Dataset rows
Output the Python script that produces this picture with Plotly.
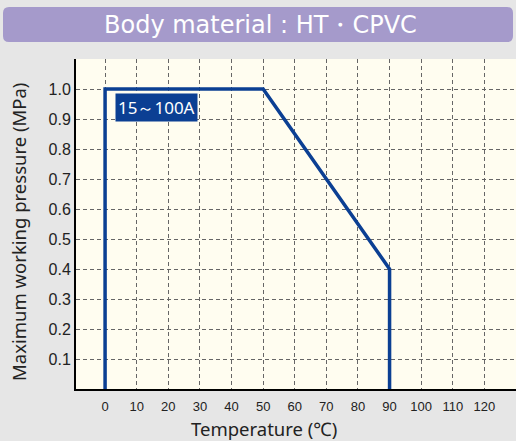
import plotly.graph_objects as go

temps = [0, 0, 50, 90, 90]
pressures = [0, 1.0, 1.0, 0.4, 0]
x_ticks = [0, 10, 20, 30, 40, 50, 60, 70, 80, 90, 100, 110, 120, 130]
x_ticktext = ["0", "10", "20", "30", "40", "50", "60", "70", "80", "90", "100", "110", "120", ""]
y_ticks = [0.1, 0.2, 0.3, 0.4, 0.5, 0.6, 0.7, 0.8, 0.9, 1.0, 1.1]
y_ticktext = ["0.1", "0.2", "0.3", "0.4", "0.5", "0.6", "0.7", "0.8", "0.9", "1.0", ""]
series_label = "15～100A"
title_text = "Body material : HT・CPVC"
x_title = "Temperature (℃)"
y_title = "Maximum working pressure (MPa)"

W, H = 516, 441
L, R, T, B = 76, 0, 59, 52
pw, ph = W - L - R, H - T - B

def px2paper(x, y):
    return (x - L) / pw, (H - B - y) / ph

fig = go.Figure()
fig.add_trace(go.Scatter(x=temps, y=pressures, mode="lines",
                         line=dict(color="#0b3f93", width=3.5),
                         hoverinfo="skip", showlegend=False, cliponaxis=False))

x0, y0 = 3, 7
x1, y1 = 513, 42
r = 6
def P(x, y):
    a, b = px2paper(x, y)
    return f"{a:.5f},{b:.5f}"
path = (f"M {P(x0 + r, y0)} L {P(x1 - r, y0)} Q {P(x1, y0)} {P(x1, y0 + r)} "
        f"L {P(x1, y1 - r)} Q {P(x1, y1)} {P(x1 - r, y1)} L {P(x0 + r, y1)} "
        f"Q {P(x0, y1)} {P(x0, y1 - r)} L {P(x0, y0 + r)} Q {P(x0, y0)} {P(x0 + r, y0)} Z")
fig.add_shape(type="path", path=path, xref="paper", yref="paper",
              fillcolor="#a59acb", line=dict(width=0), layer="above")

sans = "Liberation Sans, Arial, sans-serif"
wide = "Noto Sans, Open Sans, sans-serif"
tx, ty = px2paper(260, 25)
fig.add_annotation(x=tx, y=ty, xref="paper", yref="paper", text=title_text,
                   showarrow=False, font=dict(family="DejaVu Sans, Verdana, sans-serif", size=24, color="white"),
                   xanchor="center", yanchor="middle")

ax, ay = px2paper(264, 428)
fig.add_annotation(x=ax, y=ay, xref="paper", yref="paper", text=x_title,
                   showarrow=False, font=dict(family=wide, size=18.5, color="#222"),
                   xanchor="center", yanchor="middle")
bx, by = px2paper(19, 232)
fig.add_annotation(x=bx, y=by, xref="paper", yref="paper", text=y_title, textangle=-90,
                   showarrow=False, font=dict(family=wide, size=18.5, color="#222"),
                   xanchor="center", yanchor="middle")

fig.add_annotation(x=3, y=0.937, xref="x", yref="y", text=series_label,
                   showarrow=False, xanchor="left", yanchor="middle",
                   font=dict(family=wide, size=17, color="white"),
                   bgcolor="#0b3f93", borderpad=2)

fig.update_layout(
    width=W, height=H,
    margin=dict(l=L, r=R, t=T, b=B, autoexpand=False),
    paper_bgcolor="#e6e6e6",
    plot_bgcolor="#fffdf0",
    xaxis=dict(range=[-9.2, 130], tickvals=x_ticks, ticktext=x_ticktext, automargin=False,
               showgrid=True, gridcolor="#666666", griddash="4px,3px", gridwidth=1,
               zeroline=False, showline=True, linecolor="black", linewidth=2,
               ticks="", ticklabelstandoff=4,
               tickfont=dict(family=sans, size=13, color="#222"),
               fixedrange=True),
    yaxis=dict(range=[0, 1.1], tickvals=y_ticks, ticktext=y_ticktext, automargin=False,
               showgrid=True, gridcolor="#666666", griddash="4px,3px", gridwidth=1,
               zeroline=False, showline=True, linecolor="black", linewidth=2,
               ticks="", tickfont=dict(family=sans, size=16, color="#222"),
               fixedrange=True),
)

fig.write_html("out.html", config={"displayModeBar": False},
               post_script="document.body.style.margin='0';document.body.style.overflow='hidden';window.dispatchEvent(new Event('resize'));")
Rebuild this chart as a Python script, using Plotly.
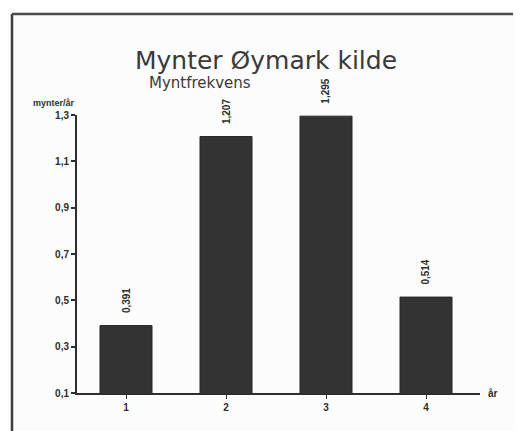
import plotly.graph_objects as go

categories = [1, 2, 3, 4]
values = [0.391, 1.207, 1.295, 0.514]
y_ticks = [0.1, 0.3, 0.5, 0.7, 0.9, 1.1, 1.3]
y_tick_labels = ["0,1", "0,3", "0,5", "0,7", "0,9", "1,1", "1,3"]
x_tick_labels = ["1", "2", "3", "4"]
title_text = "Mynter Øymark kilde"
subtitle_text = "Myntfrekvens"
y_title = "mynter/år"
x_title = "år"

W, H = 521, 431
OFF = 8  # page body margin
FW, FH = W - OFF, H - OFF
L, R, T, B = 77 - OFF, 480 - OFF, 115 - OFF, 393 - OFF

def px_x(p):
    return (p - OFF - L) / (R - L)

def px_y(p):
    return (B - (p - OFF)) / (B - T)

ink = "#2e2e2e"
font_main = "DejaVu Sans"
font_small = "Liberation Sans"

fig = go.Figure()
fig.add_trace(go.Bar(
    x=categories, y=values, width=0.52,
    marker=dict(color="#333333", line=dict(color="#262626", width=1)),
    hoverinfo="skip",
))

for c, v in zip(categories, values):
    fig.add_annotation(
        x=c, y=v, xref="x", yref="y",
        text=f"{v:.3f}".replace(".", ","),
        textangle=-90, showarrow=False,
        xanchor="center", yanchor="bottom", yshift=10,
        font=dict(family=font_small, size=10, color=ink, weight="bold"),
    )

# subtitle and axis titles
fig.add_annotation(x=px_x(200), y=px_y(83), xref="paper", yref="paper",
                   text=subtitle_text, showarrow=False, xanchor="center", yanchor="middle",
                   font=dict(family=font_main, size=15, color="#3a3a3a"))
fig.add_annotation(x=px_x(77), y=px_y(103), xref="paper", yref="paper",
                   text=y_title, showarrow=False, xanchor="right", yanchor="middle",
                   font=dict(family=font_small, size=9, color=ink, weight="bold"))
fig.add_annotation(x=px_x(486), y=0, xref="paper", yref="paper",
                   text=x_title, showarrow=False, xanchor="left", yanchor="middle",
                   font=dict(family=font_small, size=10, color=ink, weight="bold"))

# outer frame
fig.add_shape(type="line", xref="paper", yref="paper",
              x0=px_x(12), x1=px_x(12), y0=px_y(14), y1=px_y(440),
              line=dict(color="#3c3c3c", width=2.5))
fig.add_shape(type="line", xref="paper", yref="paper",
              x0=px_x(12), x1=px_x(530), y0=px_y(14), y1=px_y(14),
              line=dict(color="#4a4a4a", width=2.5))

fig.update_layout(
    width=FW, height=FH,
    margin=dict(l=L, r=FW - R, t=T, b=FH - B, pad=0, autoexpand=False),
    paper_bgcolor="#fcfcfc", plot_bgcolor="#fcfcfc",
    showlegend=False,
    title=dict(text=title_text, xref="container", yref="container",
               x=(266 - OFF) / FW, y=1 - (60 - OFF) / FH, xanchor="center", yanchor="middle",
               font=dict(family=font_main, size=25, color="#3a3a3a")),
    xaxis=dict(range=[0.51, 4.54], tickvals=categories, ticktext=x_tick_labels,
               automargin=False,
               showgrid=False, zeroline=False, showline=True, linecolor=ink, linewidth=2,
               ticks="outside", ticklen=4, tickwidth=1, tickcolor=ink,
               tickfont=dict(family=font_small, size=10, color=ink, weight="bold")),
    yaxis=dict(range=[0.1, 1.3], tickvals=y_ticks, ticktext=y_tick_labels,
               automargin=False,
               showgrid=False, zeroline=False, showline=True, linecolor=ink, linewidth=2,
               ticks="outside", ticklen=4, tickwidth=1.5, tickcolor=ink,
               tickfont=dict(family=font_small, size=10, color=ink, weight="bold")),
)

fig.write_html("out.html")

WHAT TO PRODUCE: Pull out every line containing "Python".

REPLY TO THE EXERCISE:
Output the Python script that produces this picture with Plotly.
Rebuild this chart as a Python script, using Plotly.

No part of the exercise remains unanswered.